The report said that in 2018, Dr. Katz didn’t fully cooperate with investigators examining a consensual sexual relationship he had with an undergraduate student beginning in 2006, after her junior year, and continuing until her graduation. The student declined to participate in the investigation at that time.


After the 2018 investigation, which found Dr. Katz had violated school policy prohibiting sexual relationships between teachers and the students under their supervision and its nepotism policy, Princeton suspended him for one year without pay.


In 2021, the school’s student newspaper investigated the relationship, and the former student sent a 63-page complaint to the school.


That prompted a second investigation, which found two violations of school policy: Dr. Katz didn’t fully cooperate with and misled investigators, and discouraged the former student from seeking psychiatric help when she threatened self-harm. Mr. Eisgruber cited those reasons in his written recommendation for dismissal, which was reviewed by The Wall Street Journal. Dr. Katz, who started teaching at Princeton in 1998, has been on paid administrative leave since July.
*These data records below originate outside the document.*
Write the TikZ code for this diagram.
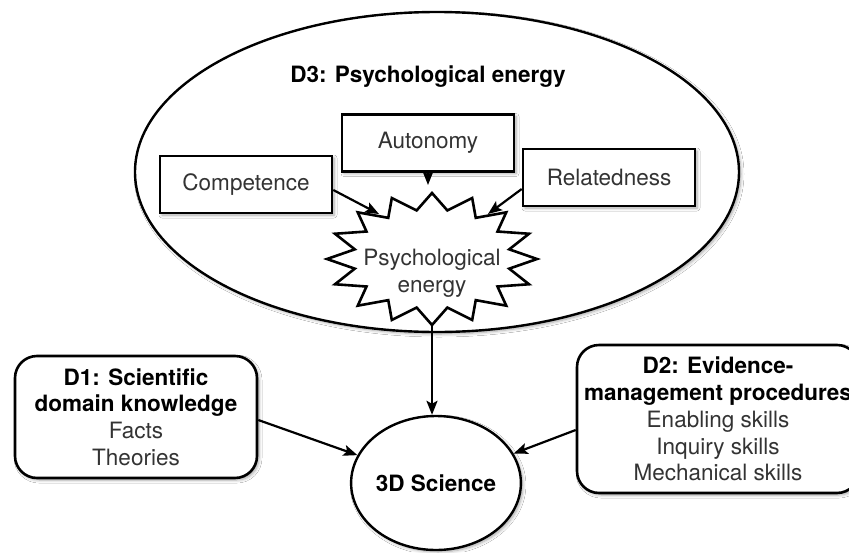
\documentclass[tikz,border=0pt]{standalone}
\usepackage{fontspec}
\setmainfont{TeX Gyre Heros}
\usetikzlibrary{shapes.geometric,arrows.meta,shadows.blur,calc}
\begin{document}
\begin{tikzpicture}[x=1pt,y=-1pt,
  shad/.style={blur shadow={shadow xshift=2pt,shadow yshift=-2pt,shadow blur steps=6,shadow opacity=35,shadow blur radius=3pt}},
  fs/.style={font=\fontsize{22.5}{26.8}\selectfont},
  lbl/.style={fs, text=black!80},
  ttl/.style={font=\fontsize{22.5}{26.8}\selectfont\bfseries},
  sqbox/.style={draw, line width=2.6pt, fill=white, minimum width=172pt, minimum height=57pt, inner sep=0pt, lbl, shad},
  rbox/.style={draw, line width=2.6pt, fill=white, rounded corners=22pt, align=center, inner sep=0pt, fs, shad},
  oval/.style={ellipse, draw, line width=2.4pt, fill=white, inner sep=0pt, shad},
  arr/.style={line width=2.2pt, -{Stealth[length=14pt,width=11pt,inset=3pt]}}
]
\clip (0,0) rectangle (849,552);
\fill[white] (0,0) rectangle (849,552);

% D3 ellipse
\node[oval, minimum width=604pt, minimum height=320pt] (d3) at (437,172) {};
\node[ttl] (d3title) at (428,77) {D3: Psychological energy};

\node[sqbox] (aut) at (428,143) {Autonomy};
\node[sqbox] (comp) at (246,184.5) {Competence};
\node[sqbox] (rel) at (609,177.5) {Relatedness};

% star
\draw[line width=2.6pt, fill=white, line join=miter, miter limit=10]
  plot[samples at={0,...,31}] ({432+105*(1-0.25*mod(\x,2))*cos(90+11.25*\x)}, {259+66*(1-0.25*mod(\x,2))*sin(90+11.25*\x)}) -- cycle;
\node[lbl, align=center] (pe) at (432,273) {Psychological\\energy};
\coordinate (stop) at (428,185);
\coordinate (sleft) at (379,214);
\coordinate (sright) at (488,214);
\coordinate (sbot) at (432,325);

\draw[arr] (aut) -- (stop);
\draw[arr] ($(comp.east)+(0,5.5)$) -- (sleft);
\draw[arr] ($(rel.west)+(0,11.5)$) -- (sright);

% 3D science
\node[oval, minimum width=158pt, minimum height=134pt, ttl] (sci) at (436,483) {3D Science};
\draw[arr] (sbot) -- (sbot |- sci.north);

% D1 and D2
\node[rbox, minimum width=242pt, minimum height=122pt] (d1) at (136,417)
  {\textbf{D1: Scientific}\\\textbf{domain knowledge}\\{\color{black!80}Facts}\\{\color{black!80}Theories}};
\node[rbox, minimum width=282pt, minimum height=148pt] (d2) at (718,419)
  {\textbf{D2: Evidence-}\\\textbf{management procedures}\\{\color{black!80}Enabling skills}\\{\color{black!80}Inquiry skills}\\{\color{black!80}Mechanical skills}};

\draw[arr] ($(d1.east)+(0,3)$) -- (sci);
\draw[arr] ($(d2.west)+(0,11)$) -- (sci);
\end{tikzpicture}
\end{document}
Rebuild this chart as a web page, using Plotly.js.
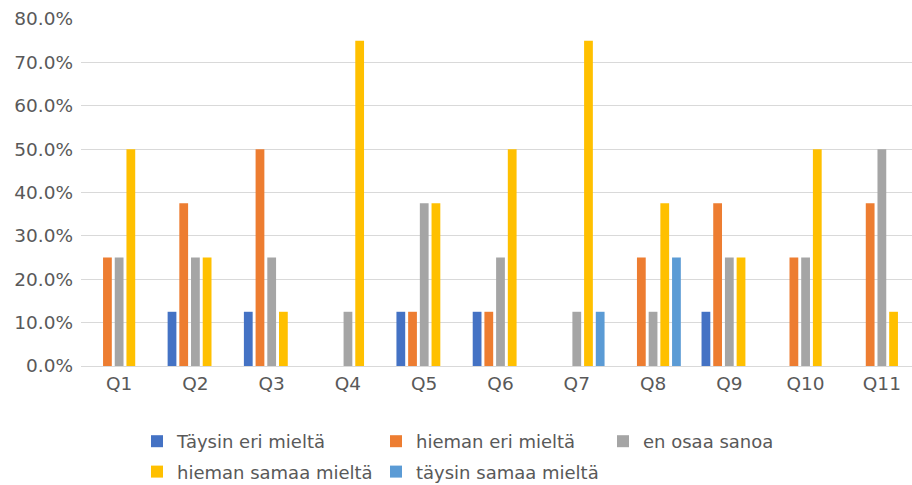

That investigation played out shortly after a free-speech showdown between Dr. Katz and Princeton administrators that began in the summer of 2020, following the killing of George Floyd by a Minneapolis police officer and its aftermath.


Since July 2020, about 300 Princeton faculty, students and alumni have signed an open letter asking the school to address its history of racism including bias in hiring, admission and recruitment. The letter laid out dozens of suggestions including proposing that Princeton create a committee “composed entirely of faculty that would oversee the investigation and discipline of racist behaviors, incidents, research, and publication on the part of faculty.”


Dr. Katz responded four days later with an online essay in which he said the letter embarrassed the faculty who signed it and predicted that proposed changes would have a chilling effect on free speech on campus.


He also condemned the behavior of the Black Justice League, a student organization that staged a sit-in at the president’s office in 2015 to advocate for the removal of former President Woodrow Wilson’s name from the public-policy school. He called the group a “small terrorist organization that made life miserable for the many (including the many black students) who did not agree with its members’ demands.”


Mr. Wilson was the school’s president for eight years beginning in 1902. Princeton stripped Mr. Wilson’s name from the public-policy school in June 2020.


In a July 2020 op-ed in Princeton’s student newspaper, Mr. Eisgruber condemned Dr. Katz’s description of the student group as “irresponsible and offensive.” Still, he said, the words were protected by the school’s free-speech policies and Dr. Katz “can be answered but not censored or sanctioned.”


Days later, Dr. Katz declared that “free speech and robust debate have prevailed at Princeton,” in an opinion article in The Journal.


When Dr. Katz met with Dr. Jarrett last October, the professor linked the disciplinary matter to Princeton’s “political liberalism,” according to Dr. Jarrett’s report. “The current political climate of the University, whether perceived or real, is not germane to the case, nor does it play a role in my recommendation,” Dr. Jarrett wrote in the report.


This spring—at Dr. Katz’s request—a faculty committee reviewed Dr. Jarrett’s report and evidence and determined that the inquiry was fair. The committee determined that “dismissal is not an unreasonable recommendation,” according to Mr. Eisgruber’s letter.


It is unusual but not unprecedented for faculty with tenure protection to be fired. Princeton last did so in 2018, dismissing an electrical engineering professor for violating the school’s policies prohibiting consensual relationships with students and requiring honesty and cooperation in university matters. That professor has sued Princeton, citing gender bias in the investigation. Much of the suit was dismissed by a federal district court, and the professor has since appealed the decision.